Radical Evil on Trial
By Carlos Santiago Nino
Summary written by Conflict Research Consortium Staff
Citation: Nino, Carlos Santiago. 1996. Radical Evil on Trial. New Haven, Connecticut: Yale University Press.
This is a first-hand account of Argentina's experience with transitional justice in the 1980s. Carlos Santiago Nino served as advisor on human rights and constitutional reform to President Raul Alfonsin, who was elected in 1983 after the military junta surrendered power. Looking at efforts since World War II, Nino examines the role of punishment as a means of helping construct democracy. He provides an in depth description of Argentina's experience, in particular tracing Argentina's history, the junta from 1976-1983 and the transitional process, of which he was an integral part. We learn of the Alfonsin government's calculations, the course of Argentina's truth commission (CONADEP), and efforts to put the military leadership on trial. The military grew restive as the prospect of prosecution seemed to improve. Under threat of a coup, the government backed off passing the 'full stop' law, which would bring prosecutions to a close. However, the courts were flooded with cases before the deadline and tensions rose. Eventually, under President Carlos Menem an amnesty was passed.
The opportunity in Argentina to realize some form of transitional justice came about because of the debacle of the Falklands/Malvinas War. Although this experience temporarily sowed divisions amongst the branches of the armed forces, Alfonsin's effort to prosecute past human rights violations was a unifying force. Political parties favored some sort action or they feared democracy would not be consolidated. However, they parties were afraid that being too successful would make Alfonsin's Radical Party too popular. Finally, human rights organizations used the prestige they had achieved to press for retribution. Neither the military nor human rights groups were satisfied with the government's position and this helped to weaken it.
Nino outlines a number of factors both supportive and obstacles of retroactive justice.
- One group controlling the transition.
- Legal discontinuities.
- Heinous abuses.
- Absolute and relative quantity of abuses.
- Social identification with victims.
- Sharpness of the trials.
- Transition consensual.
- Time span between crimes and trials.
- Social identification with perpetrators.
- Diffusion of responsibility.
- Cohesion of the perpetrators.
As part of a transitional process, however, political arguments must be based on moral valuation.

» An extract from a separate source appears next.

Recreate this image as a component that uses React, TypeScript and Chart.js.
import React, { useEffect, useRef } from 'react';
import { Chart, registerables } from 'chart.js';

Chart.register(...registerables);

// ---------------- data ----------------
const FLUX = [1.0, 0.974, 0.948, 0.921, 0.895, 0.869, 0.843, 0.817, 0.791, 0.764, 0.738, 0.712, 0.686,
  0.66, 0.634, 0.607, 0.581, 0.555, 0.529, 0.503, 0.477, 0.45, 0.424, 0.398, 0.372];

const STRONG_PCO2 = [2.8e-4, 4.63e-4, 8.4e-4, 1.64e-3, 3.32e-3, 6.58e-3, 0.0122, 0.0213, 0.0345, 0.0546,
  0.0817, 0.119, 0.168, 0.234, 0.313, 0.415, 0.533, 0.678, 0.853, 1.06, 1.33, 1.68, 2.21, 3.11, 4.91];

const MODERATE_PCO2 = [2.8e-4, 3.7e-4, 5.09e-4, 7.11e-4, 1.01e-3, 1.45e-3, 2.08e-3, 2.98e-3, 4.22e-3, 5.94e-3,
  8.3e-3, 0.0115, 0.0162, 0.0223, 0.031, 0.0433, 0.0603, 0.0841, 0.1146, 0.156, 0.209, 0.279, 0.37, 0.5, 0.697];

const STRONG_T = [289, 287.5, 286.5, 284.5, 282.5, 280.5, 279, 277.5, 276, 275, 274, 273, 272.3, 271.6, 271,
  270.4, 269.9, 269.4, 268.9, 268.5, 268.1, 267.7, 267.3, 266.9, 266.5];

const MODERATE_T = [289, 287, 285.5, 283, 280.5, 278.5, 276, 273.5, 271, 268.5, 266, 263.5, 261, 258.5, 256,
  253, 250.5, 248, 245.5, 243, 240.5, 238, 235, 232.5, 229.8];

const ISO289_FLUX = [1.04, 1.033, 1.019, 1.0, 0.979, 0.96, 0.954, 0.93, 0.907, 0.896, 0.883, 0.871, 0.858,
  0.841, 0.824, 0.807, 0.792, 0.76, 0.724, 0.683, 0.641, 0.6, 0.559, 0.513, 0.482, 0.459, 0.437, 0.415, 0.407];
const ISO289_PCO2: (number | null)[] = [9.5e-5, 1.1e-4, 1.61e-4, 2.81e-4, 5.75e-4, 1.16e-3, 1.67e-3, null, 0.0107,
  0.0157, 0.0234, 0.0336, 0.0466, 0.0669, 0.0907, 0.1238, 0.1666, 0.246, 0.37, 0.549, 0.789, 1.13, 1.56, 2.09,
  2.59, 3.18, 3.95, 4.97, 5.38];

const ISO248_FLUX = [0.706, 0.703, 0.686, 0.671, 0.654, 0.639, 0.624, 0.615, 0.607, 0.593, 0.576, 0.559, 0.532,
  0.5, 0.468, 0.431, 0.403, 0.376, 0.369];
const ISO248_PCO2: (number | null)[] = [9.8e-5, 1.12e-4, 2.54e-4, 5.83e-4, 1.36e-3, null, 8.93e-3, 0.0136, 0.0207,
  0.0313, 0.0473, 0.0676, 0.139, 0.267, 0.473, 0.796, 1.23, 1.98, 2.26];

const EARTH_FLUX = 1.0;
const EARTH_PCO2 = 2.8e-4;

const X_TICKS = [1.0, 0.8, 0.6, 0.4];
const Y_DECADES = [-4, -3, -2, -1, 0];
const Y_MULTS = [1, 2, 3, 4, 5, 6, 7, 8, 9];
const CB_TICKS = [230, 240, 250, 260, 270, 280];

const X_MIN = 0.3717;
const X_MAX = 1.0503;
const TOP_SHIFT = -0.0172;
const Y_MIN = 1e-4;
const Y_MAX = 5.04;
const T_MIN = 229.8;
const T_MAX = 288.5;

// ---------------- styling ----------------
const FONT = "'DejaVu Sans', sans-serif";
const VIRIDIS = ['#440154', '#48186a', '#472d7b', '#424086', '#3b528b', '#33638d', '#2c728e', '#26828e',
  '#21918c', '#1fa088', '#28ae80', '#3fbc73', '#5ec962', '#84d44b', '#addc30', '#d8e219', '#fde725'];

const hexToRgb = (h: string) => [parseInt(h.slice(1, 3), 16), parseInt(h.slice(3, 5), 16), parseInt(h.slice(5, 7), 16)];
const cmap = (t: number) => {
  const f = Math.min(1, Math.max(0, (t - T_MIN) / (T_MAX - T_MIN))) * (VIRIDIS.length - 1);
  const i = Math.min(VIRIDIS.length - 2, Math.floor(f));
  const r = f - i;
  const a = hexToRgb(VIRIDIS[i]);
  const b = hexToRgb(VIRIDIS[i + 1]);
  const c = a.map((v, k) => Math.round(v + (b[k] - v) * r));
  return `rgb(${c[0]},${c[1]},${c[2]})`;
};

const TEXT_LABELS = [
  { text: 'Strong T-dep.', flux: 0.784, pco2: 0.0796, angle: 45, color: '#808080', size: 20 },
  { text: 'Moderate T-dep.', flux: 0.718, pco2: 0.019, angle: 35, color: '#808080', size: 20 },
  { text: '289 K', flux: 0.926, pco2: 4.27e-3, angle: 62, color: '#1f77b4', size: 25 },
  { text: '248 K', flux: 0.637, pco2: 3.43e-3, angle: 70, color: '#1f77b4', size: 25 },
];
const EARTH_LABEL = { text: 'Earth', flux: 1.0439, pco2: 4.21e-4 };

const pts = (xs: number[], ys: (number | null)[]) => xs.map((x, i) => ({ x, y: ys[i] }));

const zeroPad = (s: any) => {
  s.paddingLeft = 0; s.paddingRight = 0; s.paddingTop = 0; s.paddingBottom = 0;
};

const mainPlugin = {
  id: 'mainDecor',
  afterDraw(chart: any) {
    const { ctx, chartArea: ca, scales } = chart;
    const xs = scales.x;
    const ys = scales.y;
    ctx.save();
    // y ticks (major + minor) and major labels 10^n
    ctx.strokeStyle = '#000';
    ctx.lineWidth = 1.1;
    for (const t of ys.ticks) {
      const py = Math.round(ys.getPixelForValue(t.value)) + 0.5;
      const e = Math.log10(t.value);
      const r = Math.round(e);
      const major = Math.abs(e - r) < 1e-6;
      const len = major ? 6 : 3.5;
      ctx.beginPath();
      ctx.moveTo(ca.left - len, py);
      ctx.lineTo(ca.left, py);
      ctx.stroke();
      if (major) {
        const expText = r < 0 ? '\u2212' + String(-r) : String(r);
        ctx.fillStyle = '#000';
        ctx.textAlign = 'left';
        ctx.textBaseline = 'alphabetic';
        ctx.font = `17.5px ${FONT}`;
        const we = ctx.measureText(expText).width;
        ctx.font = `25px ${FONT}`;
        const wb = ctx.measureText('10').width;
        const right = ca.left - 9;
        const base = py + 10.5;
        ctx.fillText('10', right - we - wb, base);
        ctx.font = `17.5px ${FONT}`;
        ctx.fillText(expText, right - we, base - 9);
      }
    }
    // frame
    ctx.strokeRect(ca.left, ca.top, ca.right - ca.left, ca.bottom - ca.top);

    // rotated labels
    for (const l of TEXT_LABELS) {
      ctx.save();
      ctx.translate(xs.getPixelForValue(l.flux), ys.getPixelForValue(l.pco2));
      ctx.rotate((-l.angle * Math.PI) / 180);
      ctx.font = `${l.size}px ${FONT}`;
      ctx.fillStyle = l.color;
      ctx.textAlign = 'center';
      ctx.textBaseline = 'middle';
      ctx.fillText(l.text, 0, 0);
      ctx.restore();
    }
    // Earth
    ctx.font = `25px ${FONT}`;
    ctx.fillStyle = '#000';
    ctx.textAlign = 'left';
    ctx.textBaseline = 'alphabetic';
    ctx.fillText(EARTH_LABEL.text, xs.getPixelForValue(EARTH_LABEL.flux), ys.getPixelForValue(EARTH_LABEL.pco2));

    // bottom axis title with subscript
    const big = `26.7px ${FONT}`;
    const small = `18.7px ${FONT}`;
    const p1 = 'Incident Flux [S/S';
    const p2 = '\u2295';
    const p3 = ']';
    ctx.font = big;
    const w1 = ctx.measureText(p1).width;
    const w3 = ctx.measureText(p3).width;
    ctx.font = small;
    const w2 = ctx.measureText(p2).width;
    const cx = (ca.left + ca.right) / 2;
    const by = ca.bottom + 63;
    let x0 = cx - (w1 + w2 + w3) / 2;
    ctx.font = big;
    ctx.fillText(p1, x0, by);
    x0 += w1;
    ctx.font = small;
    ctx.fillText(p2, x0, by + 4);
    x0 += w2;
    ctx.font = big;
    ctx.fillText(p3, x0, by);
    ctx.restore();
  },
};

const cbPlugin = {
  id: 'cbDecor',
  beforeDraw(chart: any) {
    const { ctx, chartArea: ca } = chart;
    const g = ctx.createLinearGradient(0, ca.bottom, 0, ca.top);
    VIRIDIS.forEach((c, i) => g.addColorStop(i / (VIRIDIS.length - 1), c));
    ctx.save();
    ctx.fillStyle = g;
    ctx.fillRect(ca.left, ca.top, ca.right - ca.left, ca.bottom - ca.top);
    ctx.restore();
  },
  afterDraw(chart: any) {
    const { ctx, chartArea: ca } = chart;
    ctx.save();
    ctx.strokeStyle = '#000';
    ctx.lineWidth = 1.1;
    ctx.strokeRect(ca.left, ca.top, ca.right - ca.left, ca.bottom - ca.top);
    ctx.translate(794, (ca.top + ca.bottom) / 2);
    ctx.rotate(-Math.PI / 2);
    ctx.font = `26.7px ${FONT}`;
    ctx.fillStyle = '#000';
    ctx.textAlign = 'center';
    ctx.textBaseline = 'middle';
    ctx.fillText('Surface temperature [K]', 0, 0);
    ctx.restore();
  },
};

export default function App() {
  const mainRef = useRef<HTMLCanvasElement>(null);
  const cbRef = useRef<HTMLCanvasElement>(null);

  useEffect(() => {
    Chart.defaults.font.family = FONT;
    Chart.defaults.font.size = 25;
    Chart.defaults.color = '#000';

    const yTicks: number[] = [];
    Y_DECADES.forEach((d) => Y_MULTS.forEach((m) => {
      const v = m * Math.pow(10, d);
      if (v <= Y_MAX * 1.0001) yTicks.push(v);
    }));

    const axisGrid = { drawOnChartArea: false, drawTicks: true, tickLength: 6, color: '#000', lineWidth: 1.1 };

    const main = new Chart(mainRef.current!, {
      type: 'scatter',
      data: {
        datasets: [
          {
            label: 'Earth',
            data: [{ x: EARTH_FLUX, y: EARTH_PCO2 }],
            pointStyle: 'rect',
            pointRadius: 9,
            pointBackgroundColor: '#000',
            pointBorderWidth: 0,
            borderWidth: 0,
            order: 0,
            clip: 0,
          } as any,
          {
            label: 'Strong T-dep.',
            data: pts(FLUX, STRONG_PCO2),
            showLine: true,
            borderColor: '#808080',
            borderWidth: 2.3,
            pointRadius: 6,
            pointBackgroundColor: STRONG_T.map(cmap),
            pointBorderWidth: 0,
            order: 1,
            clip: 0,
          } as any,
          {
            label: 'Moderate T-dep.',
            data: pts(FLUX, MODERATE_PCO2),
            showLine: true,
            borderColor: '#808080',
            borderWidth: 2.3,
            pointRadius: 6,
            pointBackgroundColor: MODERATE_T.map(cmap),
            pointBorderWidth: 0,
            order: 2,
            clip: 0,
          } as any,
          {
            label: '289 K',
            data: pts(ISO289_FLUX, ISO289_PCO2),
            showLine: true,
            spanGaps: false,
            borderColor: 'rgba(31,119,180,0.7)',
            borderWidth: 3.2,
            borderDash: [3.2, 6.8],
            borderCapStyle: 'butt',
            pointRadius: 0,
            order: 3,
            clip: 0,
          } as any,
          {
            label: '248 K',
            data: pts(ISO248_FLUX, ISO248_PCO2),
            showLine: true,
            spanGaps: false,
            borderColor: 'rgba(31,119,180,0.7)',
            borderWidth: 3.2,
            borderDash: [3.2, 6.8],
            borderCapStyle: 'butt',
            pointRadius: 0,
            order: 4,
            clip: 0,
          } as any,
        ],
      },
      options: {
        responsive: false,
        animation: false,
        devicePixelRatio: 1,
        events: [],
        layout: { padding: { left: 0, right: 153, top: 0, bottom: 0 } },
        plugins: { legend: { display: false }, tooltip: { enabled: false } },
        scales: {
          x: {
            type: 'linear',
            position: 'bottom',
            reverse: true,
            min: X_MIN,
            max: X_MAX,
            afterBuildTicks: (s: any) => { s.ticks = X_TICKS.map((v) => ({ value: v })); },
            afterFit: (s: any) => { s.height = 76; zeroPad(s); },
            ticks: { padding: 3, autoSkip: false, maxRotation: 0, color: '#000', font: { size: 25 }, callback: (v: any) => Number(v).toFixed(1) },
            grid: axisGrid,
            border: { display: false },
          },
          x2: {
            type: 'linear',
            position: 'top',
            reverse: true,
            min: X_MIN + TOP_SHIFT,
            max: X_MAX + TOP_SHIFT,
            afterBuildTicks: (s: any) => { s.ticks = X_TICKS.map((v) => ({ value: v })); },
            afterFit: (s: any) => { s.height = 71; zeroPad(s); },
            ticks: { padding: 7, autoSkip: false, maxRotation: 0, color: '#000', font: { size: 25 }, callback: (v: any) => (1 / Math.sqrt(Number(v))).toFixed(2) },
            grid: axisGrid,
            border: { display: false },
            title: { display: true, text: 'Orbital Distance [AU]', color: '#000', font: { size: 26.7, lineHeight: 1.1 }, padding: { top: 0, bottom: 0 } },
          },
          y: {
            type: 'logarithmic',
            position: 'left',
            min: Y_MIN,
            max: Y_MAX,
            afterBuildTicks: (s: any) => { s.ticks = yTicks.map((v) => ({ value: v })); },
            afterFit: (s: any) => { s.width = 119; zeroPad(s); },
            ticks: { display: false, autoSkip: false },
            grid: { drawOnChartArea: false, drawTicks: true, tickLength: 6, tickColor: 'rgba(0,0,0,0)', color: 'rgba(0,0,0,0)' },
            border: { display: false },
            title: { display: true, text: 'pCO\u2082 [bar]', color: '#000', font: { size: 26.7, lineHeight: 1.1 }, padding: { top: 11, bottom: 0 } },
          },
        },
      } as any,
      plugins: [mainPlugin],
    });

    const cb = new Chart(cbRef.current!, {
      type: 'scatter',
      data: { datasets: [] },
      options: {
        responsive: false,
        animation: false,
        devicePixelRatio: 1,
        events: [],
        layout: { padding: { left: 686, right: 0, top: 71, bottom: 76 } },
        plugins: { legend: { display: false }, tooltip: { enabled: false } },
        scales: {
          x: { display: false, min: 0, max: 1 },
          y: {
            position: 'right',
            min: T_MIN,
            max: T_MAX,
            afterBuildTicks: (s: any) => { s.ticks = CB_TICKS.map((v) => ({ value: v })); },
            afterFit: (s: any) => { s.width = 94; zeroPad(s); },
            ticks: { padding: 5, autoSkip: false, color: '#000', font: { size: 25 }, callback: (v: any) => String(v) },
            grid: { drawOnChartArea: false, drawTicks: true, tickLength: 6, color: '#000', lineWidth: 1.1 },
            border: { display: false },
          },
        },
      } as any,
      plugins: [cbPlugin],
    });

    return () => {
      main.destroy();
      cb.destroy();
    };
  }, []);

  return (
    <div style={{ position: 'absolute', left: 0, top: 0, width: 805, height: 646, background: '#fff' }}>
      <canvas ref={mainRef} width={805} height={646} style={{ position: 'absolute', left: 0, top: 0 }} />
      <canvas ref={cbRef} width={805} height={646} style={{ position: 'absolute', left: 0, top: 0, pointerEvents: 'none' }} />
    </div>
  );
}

Although Nino outlines a moral defense of retribution, he ultimately concludes it suffers from major philosophical problems. Such a position assumes that punishment can adequately rectify the situation. It also presupposes that one evil can in some way rectify another. At the core, the problem is that "[t]he dependence of retributivism on blame, and thus on intention, leads us to the abyss of pure subjectivism." (137) Thus, Nino turns to consider a preventionist theory of punishment. Based in a theory of consent, he argues that agents are susceptible to punishment if they have acted freely and with an understanding of the law and its consequences. Nonetheless, punishment of radical evil is unlikely to deter massive human rights abuses in the future as they would not arise within a just legal and political framework. Thus, Nino concludes "that trials for massive human rights violations can be justified on preventionist grounds provided the trials will counter those cultural patterns and the social trends that provide fertile ground for radical evil." (146) In sum, following Shklar, he concludes that trials may reveal details of the crimes, advance the rule of law, minimize vigilantism, restore dignity to victims, and promote public deliberation. However, to reach these moral ends, actions must be legal.
In examining the legal complications of trying human rights violators, Nino concentrates on the presence or absence of legal norms and the defenses of the accused. In some transitional situations, the problem is not the absence of law, but rather law may permit abhorrent behavior. This should be rejected from a natural law perspective. At the same time, unless law is created through genuine democratic participation to truly create the rule of law, it is not to be accepted. Focusing largely on Argentine examples, Nino proceeds to evaluate the defenses of lack of agency, necessity, self-defense, state of war, due obedience, statute of limitations, and the selectivity of punishment. Nino concludes that punishment need not be equally meted out in order to meet legitimate goals.
Nino concludes his examination by rejecting a blanket legal obligation to prosecuting any and all human rights violators. In some circumstances, such an approach could do more harm than good. What is more necessary is constructing an international forum that may legitimately be called upon.